● **EXERCISE**
Extract every line of the material that holds the string "with".

● **DATA SHOWN**
>>>>
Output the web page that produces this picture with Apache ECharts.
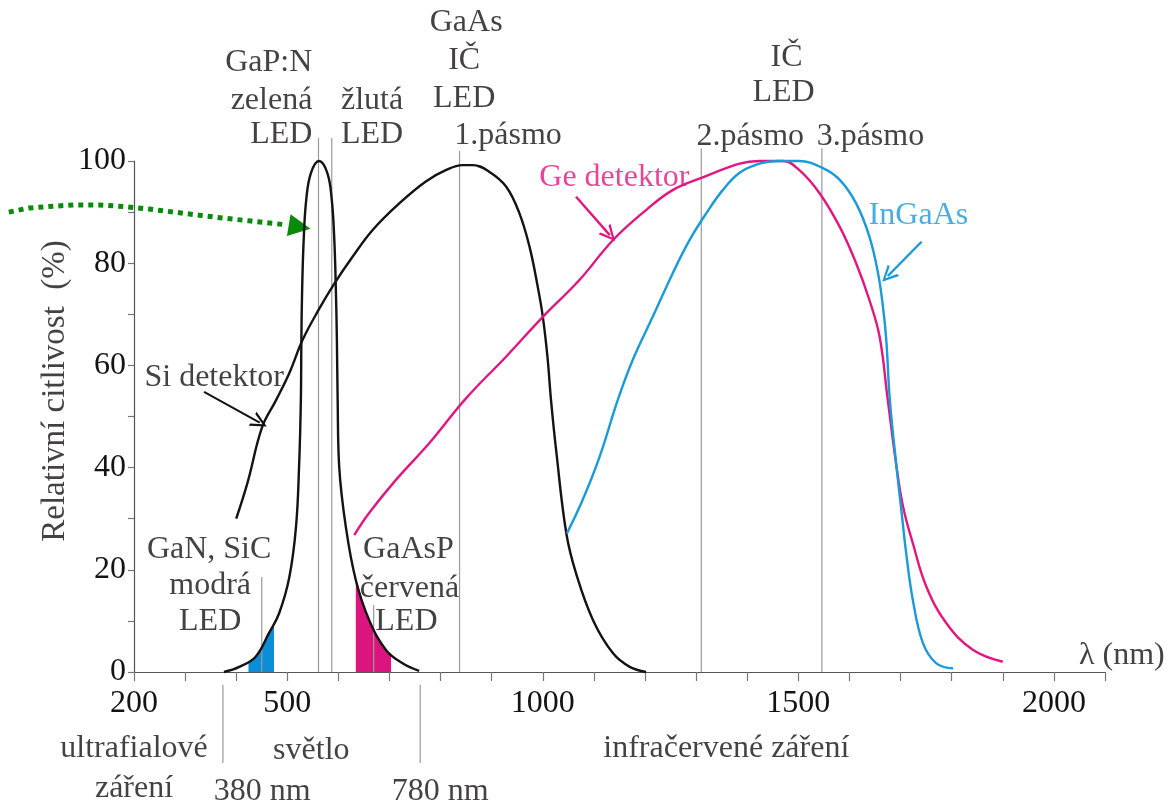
<!DOCTYPE html>
<html>
<head>
<meta charset="utf-8">
<title>Relativní citlivost detektorů</title>
<script src="https://cdn.jsdelivr.net/npm/echarts@6.0.0/dist/echarts.min.js"></script>
<style>
  html, body { margin: 0; padding: 0; background: #fff; }
  #chart { width: 1174px; height: 805px; }
</style>
</head>
<body>
<div id="chart"></div>
<script>
// values: [wavelength nm, relative sensitivity %]
var siDetector = [[400,30],[422,37],[451,48],[478,53.2],[504,58.5],[530,65],[562,71],[592,76],[628,81.3],[667,86.5],[719,91.7],[771,96],[810,98.2],[843,99.2],[863,99.2],[895,97.9],[928,95],[954,89.8],[974,83.2],[990,75.4],[1000,69.5],[1009,61.7],[1016,53.2],[1026,43.4],[1046,27.1],[1065,19.3],[1098,10.2],[1137,3.7],[1170,1],[1202,0]];
var gaPnLed = [[376,0],[406,1],[438,3],[464,7.6],[484,11.5],[504,18.6],[517,28.4],[523,40.2],[526.5,53.2],[527.5,65],[529,74.8],[532,84.5],[537,92.4],[546,97.6],[562,100],[578.5,97.6],[587,92.4],[592,84.5],[595,74.8],[597,65],[598.5,53.2],[601.5,40.2],[614.5,28.4],[634,18],[660,10.2],[693,4.3],[725.5,1.7],[758,0.2]];
var geDetector = [[631,26.8],[660,31.1],[712.5,37.6],[778,44.8],[850,53.6],[928,61.7],[1000,69.5],[1071.5,76.7],[1137,84.5],[1202,90.4],[1254,94.3],[1313,96.8],[1385,99.5],[1424,100],[1470,100],[1502,98.2],[1541.5,93.7],[1581,87.1],[1613,80],[1639,72.8],[1659,65.6],[1675,53.2],[1692,40.2],[1705,32.3],[1724,25.2],[1750.5,16.7],[1790,9.5],[1842,4.3],[1900,2]];
var inGaAs = [[1047,27.1],[1078,33.7],[1111,42.1],[1146.5,53.2],[1176,61.1],[1215,69.5],[1254,78],[1287,84.5],[1320,89.8],[1352,94.3],[1385,97.7],[1424,99.5],[1463,100],[1502,100],[1548,98.6],[1581,96.3],[1613,91.7],[1639,85.2],[1656,78],[1665.5,71.5],[1672,65],[1679,53.2],[1692,40.2],[1701.5,31.7],[1711,23.2],[1724,14.1],[1744,5.6],[1770,1.7],[1803,0.7]];
var blueLedFill = [[424,2],[438,3],[450,5.1],[464,7.6],[474,9.5]];
var redLedFill = [[634,18],[647,14],[660,10.2],[680,6.5],[693,4.3],[703,3.4]];

// thin grey marker lines: [nm, from %, to %]
var markerLines = [[561,0,104.5],[587,0,104.5],[450,0,18.6],[669,0,13.1],[837,0,102],[1310,0,102.5],[1546,0,102.5],[374,-2.5,-17.8],[760,-2.5,-17.8]];

// annotation arrows
var greenDots = [[-45,90],[-5,90.8],[33,91.1],[82,91.4],[131,91.4],[180,91.1],[229,90.6],[278,90],[327,89.4],[376,88.8],[425,88.3],[470,87.8],[500,87.5]];
var greenHead = [[494,87.6],[524,87.1]];
var siArrow = [[337,54.8],[446,48.8]];
var geArrow = [[1065,93],[1131,85.5]];
var inGaAsArrow = [[1741,84.2],[1675,77.5]];

var xLabels = [200, 500, 1000, 1500, 2000];

// texts: [text, nm, %, colour, align]
var textLabels = [
  ['GaAs', 850, 127, 'black', 'center'],
  ['IČ', 846, 119.6, 'black', 'center'],
  ['LED', 846, 112.3, 'black', 'center'],
  ['1.pásmo', 932, 104.9, 'black', 'center'],
  ['GaP:N', 549, 119.2, 'black', 'right'],
  ['zelená', 549, 111.9, 'black', 'right'],
  ['LED', 549, 105.1, 'black', 'right'],
  ['žlutá', 605, 111.9, 'black', 'left'],
  ['LED', 605, 105.1, 'black', 'left'],
  ['IČ', 1477, 120.2, 'black', 'center'],
  ['LED', 1471, 113.3, 'black', 'center'],
  ['2.pásmo', 1406, 104.7, 'black', 'center'],
  ['3.pásmo', 1641, 104.7, 'black', 'center'],
  ['Ge detektor', 1140, 96.7, 'magenta', 'center'],
  ['InGaAs', 1735, 89.4, 'blue', 'center'],
  ['Si detektor', 357, 57.7, 'black', 'center'],
  ['GaN, SiC', 347, 23.9, 'black', 'center'],
  ['modrá', 349, 17, 'black', 'center'],
  ['LED', 349, 9.8, 'black', 'center'],
  ['GaAsP', 737, 23.9, 'black', 'center'],
  ['červená', 739, 16.4, 'black', 'center'],
  ['LED', 733, 9.8, 'black', 'center'],
  ['λ (nm)', 2133, 3.3, 'black', 'center'],
  ['ultrafialové', 200, -15, 'black', 'center'],
  ['záření', 200, -22.8, 'black', 'center'],
  ['světlo', 547, -15.3, 'black', 'center'],
  ['380 nm', 451, -23.4, 'black', 'center'],
  ['780 nm', 799, -23.4, 'black', 'center'],
  ['infračervené záření', 1359, -15, 'black', 'center']
];

var FONT = 'Liberation Serif';
var FS = 32;
var colors = { black: '#141212', magenta: '#e2167f', blue: '#1a9ad8', green: '#0a8a0a', grey: '#9a9a9a' };

var chart = echarts.init(document.getElementById('chart'));

function curve(data, color) {
  return {
    type: 'line', data: data, smooth: 0.4,
    symbol: 'none', clip: false, silent: true,
    lineStyle: { color: color, width: 2.4 }
  };
}

function fill(data, color) {
  return {
    type: 'line', data: data, smooth: 0.3, symbol: 'none', silent: true,
    lineStyle: { width: 0 }, areaStyle: { color: color, opacity: 1 }
  };
}

var chevron = 'path://M0,12 L6,0 L12,12 L10,12 L6,3.5 L2,12 Z';

function arrow(coords, color, width, type, symbol, size) {
  return {
    type: 'lines', coordinateSystem: 'cartesian2d', clip: false, silent: true,
    symbol: ['none', symbol], symbolSize: size,
    lineStyle: { color: color, width: width, type: type, opacity: 1, cap: 'butt' },
    data: [{ coords: coords }]
  };
}

var series = [];
series.push(fill(blueLedFill, '#0b8ed6'));
series.push(fill(redLedFill, '#dc147d'));
markerLines.forEach(function (m) {
  series.push({
    type: 'line', data: [[m[0], m[1]], [m[0], m[2]]], symbol: 'none', clip: false, silent: true,
    lineStyle: { color: colors.grey, width: 1.2 }
  });
});
series.push(curve(gaPnLed, colors.black));
series.push(curve(siDetector, colors.black));
series.push(curve(geDetector, colors.magenta));
series.push(curve(inGaAs, colors.blue));
// green dotted pointer with a solid head
series.push({
  type: 'lines', coordinateSystem: 'cartesian2d', polyline: true, clip: false, silent: true,
  lineStyle: { color: colors.green, width: 5, type: [5, 5], opacity: 1, cap: 'butt' },
  data: [{ coords: greenDots }]
});
series.push(arrow(greenHead, colors.green, 0, 'solid', 'triangle', 22));
series.push(arrow(siArrow, colors.black, 2, 'solid', chevron, 16));
series.push(arrow(geArrow, colors.magenta, 2.4, 'solid', chevron, 16));
series.push(arrow(inGaAsArrow, colors.blue, 2.4, 'solid', chevron, 16));

series.push({
  type: 'scatter', symbolSize: 0, clip: false, silent: true,
  data: textLabels.map(function (t) {
    return {
      value: [t[1], t[2]],
      label: {
        show: true, formatter: t[0], position: 'inside', align: t[4], verticalAlign: 'middle',
        color: colors[t[3]], fontFamily: FONT, fontSize: FS, textBorderWidth: 0
      }
    };
  })
});
// y axis title, rotated
series.push({
  type: 'scatter', symbolSize: 0, clip: false, silent: true,
  data: [{
    value: [47, 55],
    label: {
      show: true, formatter: 'Relativní citlivost  (%)', position: 'inside', rotate: 90,
      color: colors.black, fontFamily: FONT, fontSize: 33, textBorderWidth: 0
    }
  }]
});

chart.setOption({
  animation: false,
  grid: { left: 134, right: 69, top: 161, bottom: 133, containLabel: false },
  xAxis: {
    type: 'value', min: 200, max: 2100, interval: 100,
    axisLine: { lineStyle: { color: '#555', width: 1.2 } },
    axisTick: { length: 9, lineStyle: { color: '#777', width: 1.2 } },
    splitLine: { show: false },
    axisLabel: {
      margin: 16, color: '#141212', fontFamily: FONT, fontSize: FS,
      formatter: function (v) { return xLabels.indexOf(v) >= 0 ? String(v) : ''; }
    }
  },
  yAxis: {
    type: 'value', min: 0, max: 100, interval: 10,
    axisLine: { show: true, lineStyle: { color: '#555', width: 1.2 } },
    axisTick: { show: true, length: 6, lineStyle: { color: '#777', width: 1.2 } },
    splitLine: { show: false },
    axisLabel: {
      margin: 8, color: '#141212', fontFamily: FONT, fontSize: FS,
      formatter: function (v) { return v % 20 === 0 ? String(v) : ''; }
    }
  },
  series: series
});
</script>
</body>
</html>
<<<<
● **TASK RESPONSE**
Output the web page that produces this picture with Apache ECharts.
// green dotted pointer with a solid head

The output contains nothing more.